Couples will now be able to attend the mediation session at any family court across the province for free. They would have needed to pay it for themselves before the changes were introduced.
Despite the two-step process, some in the legal community think the initiative isn’t as effective as it could be.
Judith Huddart, a family lawyer and president of the Ontario Collaborative Law Federation, said the sessions don’t advise those considering divorce about their options early enough in the process.
“I know how frustrating it can be for people to be told that they have other options after they’ve already hired a lawyer and started forward in a litigation route,” she said.
While Ms. Huddart supports making the program mandatory at all courts, she said providing more information for couples when they are first thinking about divorce would be an even more effective way to get the cases out of provincial courtrooms.

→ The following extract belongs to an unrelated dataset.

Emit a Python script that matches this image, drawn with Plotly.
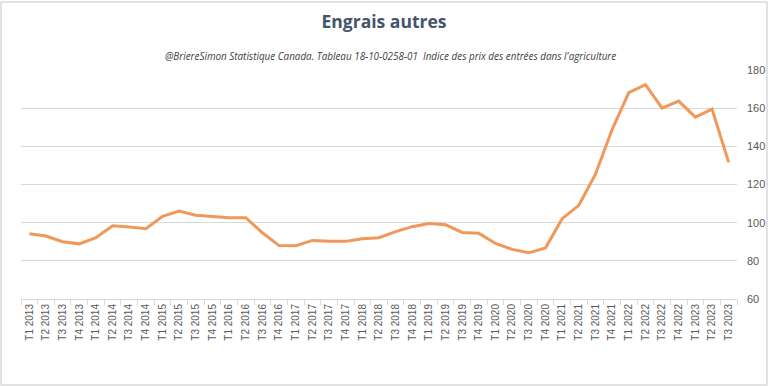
import plotly.graph_objects as go

years = list(range(2013, 2024))
quarters = [f"T{q} {y}" for y in years for q in range(1, 5)][:43]

values = [94.2, 93.0, 90.0, 88.9, 92.1, 98.4, 97.7, 96.8, 103.3, 106.1,
          103.9, 103.2, 102.6, 102.6, 94.7, 88.0, 87.9, 90.7, 90.2, 90.2,
          91.6, 92.1, 95.3, 97.9, 99.5, 98.9, 94.9, 94.4, 89.1, 86.0,
          84.2, 86.8, 102.1, 109.1, 125.4, 148.8, 168.1, 172.3, 160.0, 163.7,
          155.3, 159.5, 131.6]

y_ticks = [60, 80, 100, 120, 140, 160, 180]

fig = go.Figure()
fig.add_trace(go.Scatter(
    x=quarters, y=values, mode="lines",
    line=dict(color="#F0975A", width=3),
    hoverinfo="x+y",
))

fig.update_layout(
    width=768, height=386,
    margin=dict(l=21, r=31, t=70, b=87, autoexpand=False),
    paper_bgcolor="white", plot_bgcolor="white",
    showlegend=False,
    title=dict(text="<b>Engrais autres</b>", x=0.5, xanchor="center",
               y=1 - 22 / 386, yanchor="middle",
               font=dict(family="Open Sans", size=17.5, color="#44546A")),
    annotations=[dict(
        text="<i>@BriereSimon Statistique Canada. Tableau 18-10-0258-01  Indice des prix des entrées dans l'agriculture</i>",
        xref="paper", yref="paper", x=(390 - 21) / 716, y=1 + 14 / 229, xanchor="center", yanchor="middle",
        showarrow=False, font=dict(family="Open Sans", size=9.9, color="#404040"))],
    shapes=[dict(type="rect", xref="paper", yref="paper",
                 x0=-20 / 716, x1=1 + 30 / 716, y0=-86 / 229, y1=1 + 68 / 229,
                 line=dict(color="#D9D9D9", width=1.5))],
)

fig.update_xaxes(
    type="category", tickangle=-90, tickson="boundaries",
    ticks="outside", ticklen=5, tickcolor="#D9D9D9",
    showline=True, linecolor="#D9D9D9", linewidth=1,
    showgrid=False, range=[-0.5, 42.5], automargin=False,
    tickfont=dict(family="Liberation Sans", size=10, color="#595959"),
)
fig.update_yaxes(
    side="right", range=[60, 180], tickvals=y_ticks,
    showgrid=True, gridcolor="#D9D9D9", gridwidth=1,
    zeroline=False, showline=False, ticks="", automargin=False,
    ticklabelstandoff=9,
    tickfont=dict(family="Liberation Sans", size=11, color="#595959"),
)

fig.write_html("out.html", config={"displayModeBar": False},
               post_script="document.body.style.margin='0px';")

The new program will only reach those who have begun the process of going to court, she said.
Ms. Huddart estimated just getting to a first court hearing will often cost around $5,000 in lawyer’s fees.
The province has been trying to fix that pricey problem by making more information about alternatives to divorce proceedings available online, said Mr. Bentley.
He added that he doesn’t expect the new program will save his office or the courts any money.
The program is directed specifically towards saving time and legal fees for couples hoping to get divorced, he said – although he hasn’t been able to quantify those savings yet.
The attorney general’s office will spend an extra $5.3-million a year making the program mandatory at all courts, bringing the total cost of the initiative to $8-million a year.
Those extra costs did not come from any additional funding from the provincial government, Mr. Bentley said. His office was able to redirect money from finding efficiencies in the other areas for which his office is responsible.